Thursday, October 1, 2009

Generic apologies

While most of us think of the Days of Awe as ending with the neilah (concluding) service on Yom Kippur, the Rabbis point to Shemini Atzeret--the last day of Sukkot--as the real conclusion of this sacred season. With that in mind, I'd like to consider a matter of apologies and teshuvah.

It is a common custom in the Jewish world this time of year to approach others and offer a kind of formulaic apology: "For anything I have done over the past year that may have caused you hurt, please forgive me."

The common response is, of course, to grant forgiveness and offer the same apology in return.

So with that said, let me note: I find this tradition at best useless and at worst detrimental to a true effort at self-accounting and repentance.

I believe that generic apologies are meaningless. To apologize for everything is, in a sense, to apologize for nothing. As the old saying goes, both God and the devil are in the details. Apologizing means acknowledging specific things that we have done wrong. Without the specifics, there is something "cheap" about the apology: it lets the one who offers it feel good about apologizing when they have not really done anything at all. It is the equivalent of that classical political non-apology: "Mistakes were made."

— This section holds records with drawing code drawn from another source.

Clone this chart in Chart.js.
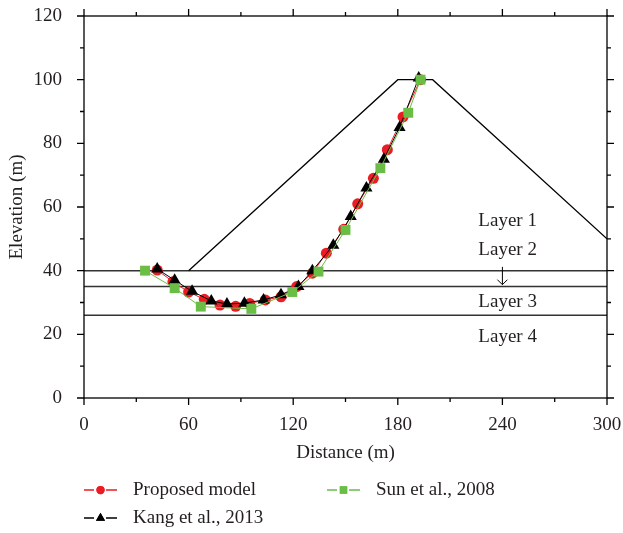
<!DOCTYPE html>
<html>
<head>
    <title>Slip surface</title>
    <meta http-equiv="Content-type" content="text/html; charset=utf-8">
    <script src="https://cdn.jsdelivr.net/npm/chart.js"></script>
    <style>
        body { margin: 0; background: #fff; }
    </style>
</head>
<body>
    <canvas id="profile" width="623" height="533"></canvas>

    <script>
        // ---------------- data ----------------
        var proposedX = [42, 51, 60, 69, 78, 87, 95, 104, 113, 122, 131, 139, 149, 157, 166, 174, 183, 193];
        var proposedY = [40.2, 36.5, 33.3, 31, 29.2, 28.8, 29.7, 30.8, 31.8, 35, 39.2, 45.5, 53, 61, 69, 78, 88.3, 100];

        var kangX = [42, 52, 62, 73, 82, 92, 103, 113, 123, 131, 143, 153, 162, 172, 181, 192];
        var kangY = [40.5, 37, 33.5, 30.5, 29.5, 29.8, 30.8, 32.4, 35, 40, 48, 57, 66, 75, 85, 100.5];

        var sunX = [35, 52, 67, 96, 119.5, 134.5, 150, 170, 186, 193];
        var sunY = [40, 34.5, 28.7, 28, 33.3, 39.7, 52.8, 72.2, 89.6, 100];

        // embankment outline
        var damX = [60, 180, 200, 300];
        var damY = [40, 100, 100, 50];

        // layer boundaries
        var layerY = [40, 35, 26];
        var layerNames = ["Layer 1", "Layer 2", "Layer 3", "Layer 4"];
        var layerNameY = [55.5, 46.5, 30.2, 19.2];
        var layerNameX = 243;

        var xTicks = [0, 60, 120, 180, 240, 300];
        var yTicks = [0, 20, 40, 60, 80, 100, 120];

        function pts(xs, ys) {
            return xs.map(function(x, i) { return {x: x, y: ys[i]}; });
        }

        var FONT = "'Liberation Serif', 'DejaVu Serif', serif";
        var INK = "#231f20";
        var RED = "#ec1c24";
        var GREEN = "#6abd45";

        Chart.defaults.font.family = FONT;
        Chart.defaults.font.size = 19;
        Chart.defaults.color = INK;

        var datasets = [];

        datasets.push({
            label: "Proposed model",
            data: pts(proposedX, proposedY),
            borderColor: RED, backgroundColor: RED,
            borderWidth: 1, pointRadius: 5.5, pointStyle: "circle",
            pointBorderWidth: 0, order: 3
        });
        datasets.push({
            label: "Kang et al., 2013",
            data: pts(kangX, kangY),
            borderColor: "#000", backgroundColor: "#000",
            borderWidth: 1, pointRadius: 7, pointStyle: "triangle",
            pointBorderWidth: 0, order: 2
        });
        datasets.push({
            label: "Sun et al., 2008",
            data: pts(sunX, sunY),
            borderColor: GREEN, backgroundColor: GREEN,
            borderWidth: 1, pointRadius: 7, pointStyle: "rect",
            pointBorderWidth: 0, order: 1
        });
        datasets.push({
            label: "dam",
            data: pts(damX, damY),
            borderColor: "#000", borderWidth: 1.3, pointRadius: 0, order: 10
        });
        layerY.forEach(function(v) {
            datasets.push({
                label: "layer",
                data: [{x: 0, y: v}, {x: 300, y: v}],
                borderColor: "#333", borderWidth: 1.5, pointRadius: 0, order: 10
            });
        });

        function noOverflow(s) {
            s.paddingTop = 0; s.paddingBottom = 0;
            s.paddingLeft = 0; s.paddingRight = 0;
        }

        // frame, outward ticks on all sides, layer names, arrow, legend
        var decor = {
            id: "decor",
            afterDraw: function(chart) {
                var ctx = chart.ctx;
                var a = chart.chartArea;
                var xs = chart.scales.x, ys = chart.scales.y;
                ctx.save();
                ctx.strokeStyle = "#000";
                ctx.lineWidth = 1.3;
                ctx.strokeRect(a.left, a.top, a.right - a.left, a.bottom - a.top);

                ctx.beginPath();
                for (var v = 0; v <= 300; v += 30) {
                    var px = xs.getPixelForValue(v);
                    var len = (v % 60 === 0) ? 7 : 4;
                    ctx.moveTo(px, a.bottom); ctx.lineTo(px, a.bottom + len);
                    ctx.moveTo(px, a.top); ctx.lineTo(px, a.top - len);
                }
                for (var w = 0; w <= 120; w += 10) {
                    var py = ys.getPixelForValue(w);
                    var l2 = (w % 20 === 0) ? 7 : 4;
                    ctx.moveTo(a.left, py); ctx.lineTo(a.left - l2, py);
                    ctx.moveTo(a.right, py); ctx.lineTo(a.right + l2, py);
                }
                ctx.stroke();

                // layer names
                ctx.fillStyle = INK;
                ctx.font = "19px " + FONT;
                ctx.textAlign = "center";
                ctx.textBaseline = "middle";
                layerNames.forEach(function(n, i) {
                    ctx.fillText(n, xs.getPixelForValue(layerNameX), ys.getPixelForValue(layerNameY[i]));
                });

                // arrow pointing to layer 2
                var ax = xs.getPixelForValue(240);
                var ay0 = ys.getPixelForValue(41.2), ay1 = ys.getPixelForValue(35.6);
                ctx.lineWidth = 1;
                ctx.beginPath();
                ctx.moveTo(ax, ay0); ctx.lineTo(ax, ay1);
                ctx.moveTo(ax - 5, ay1 - 5); ctx.lineTo(ax, ay1); ctx.lineTo(ax + 5, ay1 - 5);
                ctx.stroke();

                // legend
                var items = [
                    {ds: 0, x: 84, y: 490},
                    {ds: 2, x: 327, y: 490},
                    {ds: 1, x: 84, y: 518}
                ];
                items.forEach(function(it) {
                    var d = chart.data.datasets[it.ds];
                    ctx.strokeStyle = d.borderColor;
                    ctx.lineWidth = 1.3;
                    ctx.beginPath();
                    ctx.moveTo(it.x, it.y); ctx.lineTo(it.x + 10, it.y);
                    ctx.moveTo(it.x + 22, it.y); ctx.lineTo(it.x + 33, it.y);
                    ctx.stroke();
                    ctx.fillStyle = d.backgroundColor;
                    Chart.helpers.drawPoint(ctx, {pointStyle: d.pointStyle, radius: d.pointRadius * 0.75, borderWidth: 0}, it.x + 16.5, it.y);
                    ctx.fill();
                    ctx.fillStyle = INK;
                    ctx.textAlign = "left";
                    ctx.fillText(d.label, it.x + 49, it.y);
                });
                ctx.restore();
            }
        };

        new Chart(document.getElementById("profile"), {
            type: "scatter",
            data: {datasets: datasets},
            plugins: [decor],
            options: {
                responsive: false,
                animation: false,
                showLine: true,
                layout: {padding: {top: 16, right: 16, left: 0, bottom: 65}},
                plugins: {legend: {display: false}, tooltip: {enabled: false}},
                scales: {
                    x: {
                        type: "linear", min: 0, max: 300,
                        afterBuildTicks: function(s) { s.ticks = xTicks.map(function(v) { return {value: v}; }); },
                        grid: {display: false},
                        border: {display: false},
                        ticks: {padding: 8, maxRotation: 0, color: INK},
                        title: {display: true, text: "Distance (m)", color: INK, padding: {top: 4, bottom: 4}},
                        afterFit: function(s) { s.height = 70; noOverflow(s); }
                    },
                    y: {
                        type: "linear", min: 0, max: 120,
                        afterBuildTicks: function(s) { s.ticks = yTicks.map(function(v) { return {value: v}; }); },
                        grid: {display: false},
                        border: {display: false},
                        ticks: {padding: 14, color: INK},
                        title: {display: true, text: "Elevation (m)", color: INK, padding: {top: 6, bottom: 0}},
                        afterFit: function(s) { s.width = 84; noOverflow(s); }
                    }
                }
            }
        });
    </script>
</body>
</html>
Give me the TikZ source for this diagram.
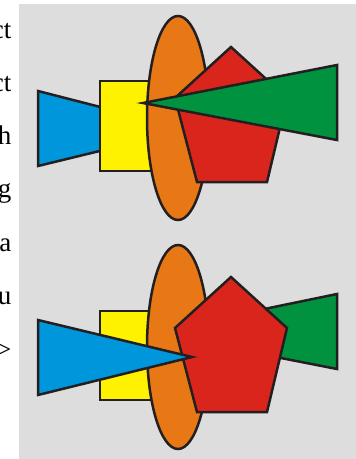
\documentclass[tikz,border=0pt]{standalone}
\usepackage{fontspec}
\setmainfont{Liberation Serif}
\usetikzlibrary{calc}
\definecolor{fondo}{RGB}{221,221,221}
\definecolor{azul}{RGB}{0,150,219}
\definecolor{amarillo}{RGB}{255,242,0}
\definecolor{naranja}{RGB}{232,120,22}
\definecolor{rojo}{RGB}{218,37,29}
\definecolor{verde}{RGB}{0,146,63}
\definecolor{borde}{RGB}{35,31,32}
\tikzset{
  pieza/.style={draw=borde, line width=2.5pt, line join=miter},
  letra/.style={anchor=base east, inner sep=0pt, font=\fontsize{27}{27}\selectfont},
}
\begin{document}
\begin{tikzpicture}[x=1pt, y=-1pt]
  \useasboundingbox (0,0) rectangle (356,459);
  \clip (0,0) rectangle (356,459);
  \fill[fondo] (19,4) rectangle (356,459);
  % cut-off text on the left
  \node[letra] (l1) at (11.5,38) {ct};
  \node[letra] (l2) at (11.5,91) {ct};
  \node[letra] (l3) at (11.5,144) {h};
  \node[letra] (l4) at (11.5,197) {g};
  \node[letra] (l5) at (11.5,251) {a};
  \node[letra] (l6) at (11.5,304) {u};
  \node[letra] (l7) at (11.5,358) {>};
  % upper group
  \draw[pieza, fill=azul] (38,91) -- (112,110) -- (112,148) -- (38,166) -- cycle;
  \draw[pieza, fill=amarillo] (100,81) rectangle (152,171);
  \draw[pieza, fill=naranja] (178,118) ellipse [x radius=31pt, y radius=102pt];
  \draw[pieza, fill=rojo] (231,47) -- (287,98) -- (267,182) -- (197,182) -- (175,98) -- cycle;
  \draw[pieza, fill=verde] (143,103) -- (337,65) -- (337,140) -- cycle;
  % lower group
  \draw[pieza, fill=verde] (240,314) -- (337,294) -- (337,369) -- (240,350) -- cycle;
  \draw[pieza, fill=amarillo] (100,311) rectangle (152,400);
  \draw[pieza, fill=naranja] (178,347) ellipse [x radius=31pt, y radius=102pt];
  \draw[pieza, fill=rojo] (231,277) -- (287,328) -- (267,412) -- (197,412) -- (175,328) -- cycle;
  \draw[pieza, fill=azul] (38,320) -- (192,357) -- (38,395) -- cycle;
\end{tikzpicture}
\end{document}
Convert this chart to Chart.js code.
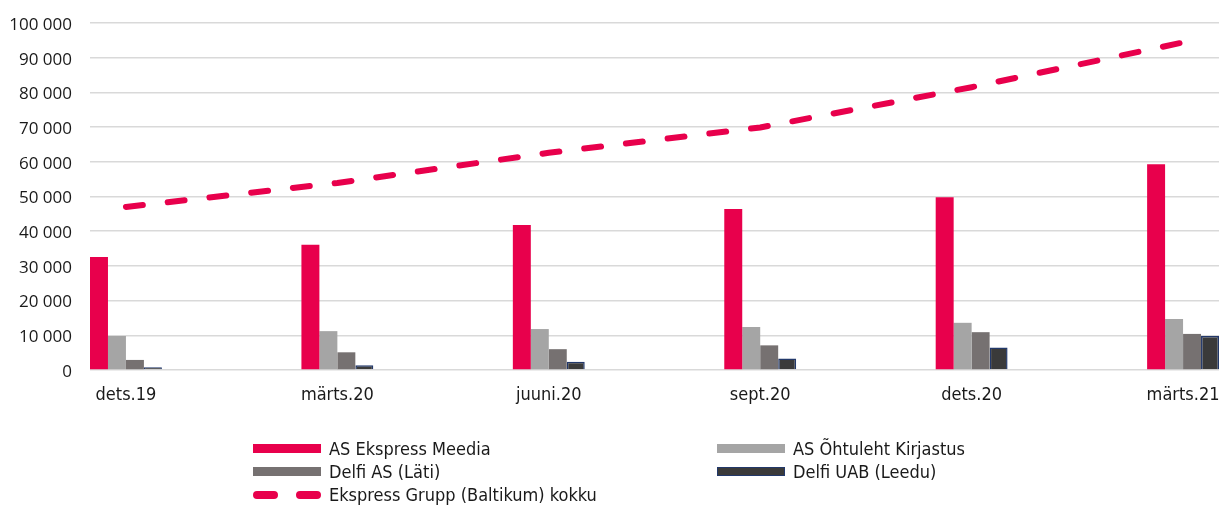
<!DOCTYPE html>
<html>
<head>
<meta charset="utf-8">
<script src="https://cdn.jsdelivr.net/npm/chart.js@4/dist/chart.umd.min.js"></script>
<style>
  html, body { margin: 0; padding: 0; background: #fff; }
  #wrap { position: relative; width: 1219px; height: 505px; }
  #legend {
    position: absolute; left: 253px; top: 437px;
    display: grid; grid-template-columns: 464px auto; grid-auto-rows: 23px;
    font-family: 'DejaVu Sans Condensed', 'DejaVu Sans', sans-serif; font-size: 18px; color: #1a1a1a;
  }
  .item { display: flex; align-items: center; white-space: nowrap; }
  .sw { width: 68px; height: 9px; margin-right: 8px; box-sizing: border-box; flex: none; }
  .sw svg { display: block; }
</style>
</head>
<body>
<div id="wrap">
  <canvas id="c" width="1219" height="505"></canvas>
  <div id="legend"></div>
</div>
<script>
const categories = ['dets.19', 'märts.20', 'juuni.20', 'sept.20', 'dets.20', 'märts.21'];
const ekspressMeedia = [32600, 36100, 41800, 46400, 49800, 59300];
const ohtulehtKirjastus = [9800, 11200, 11800, 12400, 13600, 14700];
const delfiLati = [2900, 5100, 6000, 7100, 10900, 10400];
const delfiLeedu = [800, 1400, 2400, 3300, 6500, 9800];
const grupiKokku = [47000, 53900, 62600, 69900, 81500, 94400];
const seriesNames = ['AS Ekspress Meedia', 'AS Õhtuleht Kirjastus', 'Delfi AS (Läti)', 'Delfi UAB (Leedu)', 'Ekspress Grupp (Baltikum) kokku'];
const yTicks = [0, 10000, 20000, 30000, 40000, 50000, 60000, 70000, 80000, 90000, 100000];

const toXY = arr => arr.map((v, i) => ({ x: i, y: v }));
const condensed = "'DejaVu Sans Condensed', 'DejaVu Sans', sans-serif";

const chart = new Chart(document.getElementById('c'), {
  data: {
    datasets: [
      { type: 'bar', label: seriesNames[0], data: toXY(ekspressMeedia), backgroundColor: '#E8004C', borderWidth: 0, order: 1 },
      { type: 'bar', label: seriesNames[1], data: toXY(ohtulehtKirjastus), backgroundColor: '#A5A5A5', borderWidth: 0, order: 1 },
      { type: 'bar', label: seriesNames[2], data: toXY(delfiLati), backgroundColor: '#767171', borderWidth: 0, order: 1 },
      { type: 'bar', label: seriesNames[3], data: toXY(delfiLeedu), backgroundColor: '#3A3A3A', borderColor: '#22386A', borderWidth: 1.5, order: 1 },
      { type: 'line', label: seriesNames[4], data: toXY(grupiKokku), borderColor: '#E8004C', borderWidth: 6,
        borderDash: [17, 25], borderCapStyle: 'round', pointRadius: 0, tension: 0, fill: false, order: 0 }
    ]
  },
  options: {
    responsive: false,
    animation: false,
    layout: { padding: { top: 23, left: 0, right: 0, bottom: 95 } },
    datasets: { bar: { categoryPercentage: 0.34, barPercentage: 1 } },
    plugins: { legend: { display: false }, tooltip: { enabled: false } },
    scales: {
      x: {
        type: 'linear', min: -0.17, max: 5.17, offset: false,
        grid: { display: false, drawTicks: false, offset: false },
        border: { display: false },
        afterBuildTicks: s => { s.ticks = categories.map((_, i) => ({ value: i })); },
        afterFit: s => { s.height = 40; s.paddingLeft = 0; s.paddingRight = 0; },
        ticks: {
          autoSkip: false, maxRotation: 0, padding: 15, color: '#1a1a1a',
          font: { family: condensed, size: 18 },
          callback: v => categories[v]
        }
      },
      y: {
        type: 'linear', min: 0, max: 100000,
        grid: { color: '#D9D9D9', lineWidth: 1.5, drawTicks: false },
        border: { display: false },
        afterBuildTicks: s => { s.ticks = yTicks.map(v => ({ value: v })); },
        afterFit: s => { s.width = 90; s.paddingTop = 0; s.paddingBottom = 0; },
        ticks: {
          padding: 18, color: '#1a1a1a', labelOffset: 2,
          font: { family: "'Open Sans', sans-serif", size: 17 },
          callback: v => String(v).replace(/\B(?=(\d{3})+(?!\d))/g, ' ')
        }
      }
    }
  }
});

// HTML legend built from the chart's datasets (two columns)
const legend = document.getElementById('legend');
chart.data.datasets.forEach(ds => {
  const item = document.createElement('div');
  item.className = 'item';
  const sw = document.createElement('div');
  sw.className = 'sw';
  if (ds.type === 'line') {
    sw.style.height = '10px';
    sw.innerHTML = '<svg width="68" height="10"><line x1="4" y1="5" x2="68" y2="5" stroke="' + ds.borderColor +
      '" stroke-width="8" stroke-linecap="round" stroke-dasharray="17 26"/></svg>';
  } else {
    sw.style.background = ds.backgroundColor;
    if (ds.borderWidth) sw.style.border = '1.5px solid ' + ds.borderColor;
  }
  const t = document.createElement('span');
  t.textContent = ds.label;
  item.appendChild(sw);
  item.appendChild(t);
  legend.appendChild(item);
});
</script>
</body>
</html>
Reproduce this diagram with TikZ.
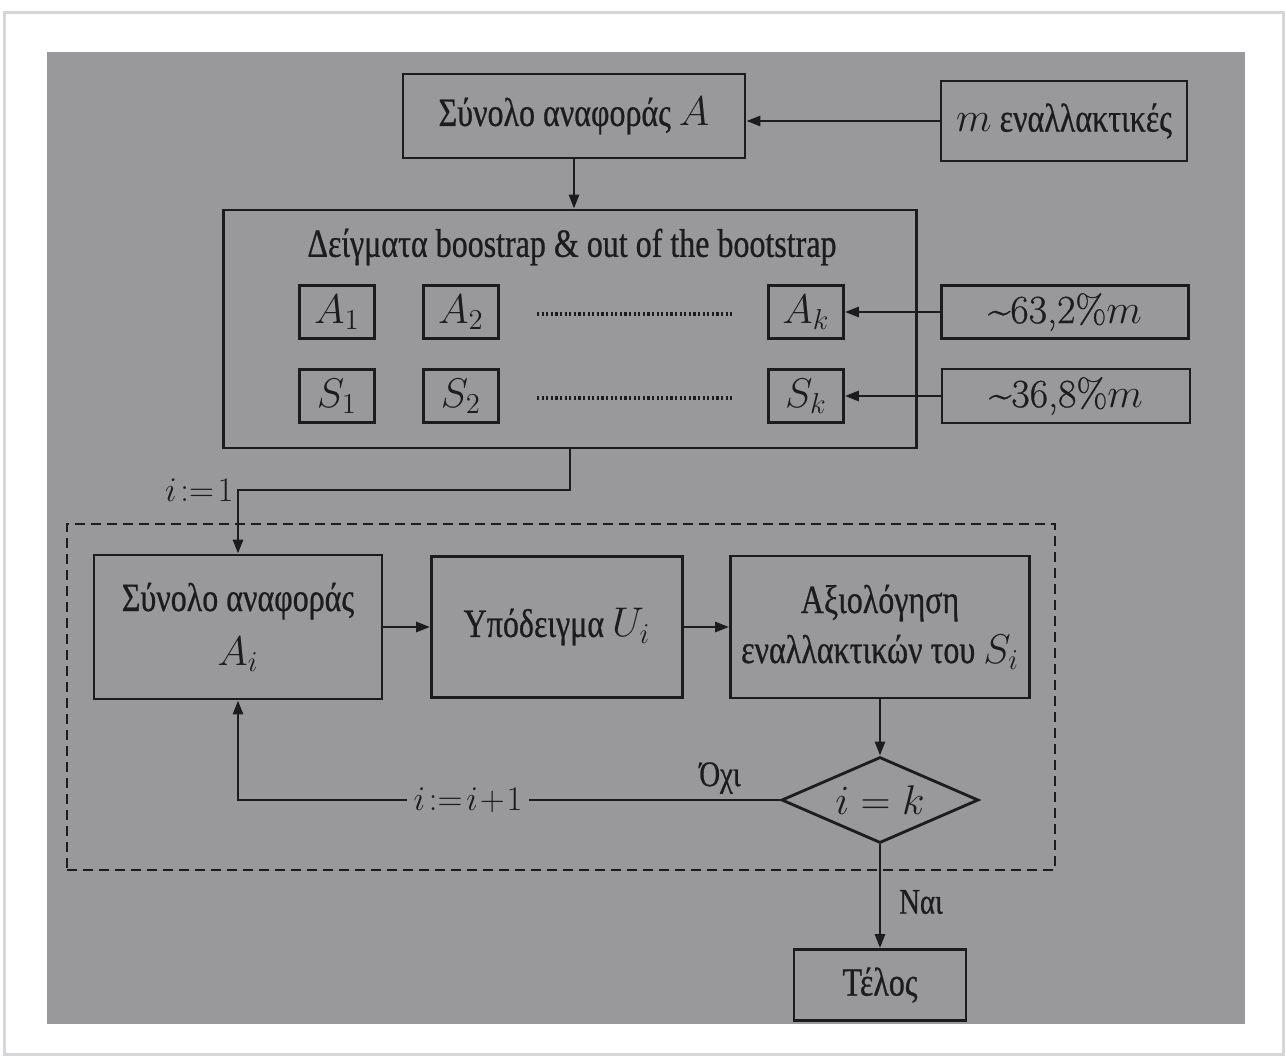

My colleague, Rabbi Amy Scheinerman sent me a famous American poem, by William Carlos Williams, about a failure to really apologize, followed by a very funny parody of that piece. The parody captures the problem of generic "apologies" very well. I've included both below.

Meanwhile, let me know what you think. Is there a way to find meaning in generic apologies?

This is Just to Say

I have eaten
the plums
that were in
the icebox

and which
you were probably
for breakfast

Forgive me
they were delicious
so sweet
and so cold

This is Just to Say

I have run over
Your cat
In the driveway.

This probably comes
As a disappointment to you.

Forgive me
I was in a hurry
And I hate that (f-ing) cat.


Miriam said...

I tend to agree with you about generic apologies. On the other hand, the need to apologize specifically can create a delay. I have only this year been able to pin down exactly where my contribution to a destroyed friendship lay. I wonder, if i'd been able to apologize more generally years ago, would we still be speaking?

dan said...

This is a very good point. I think a generic apology can be a helpful thing if we learn to think of it as a beginning, a kind of conversation starter, rather than an end in and of itself.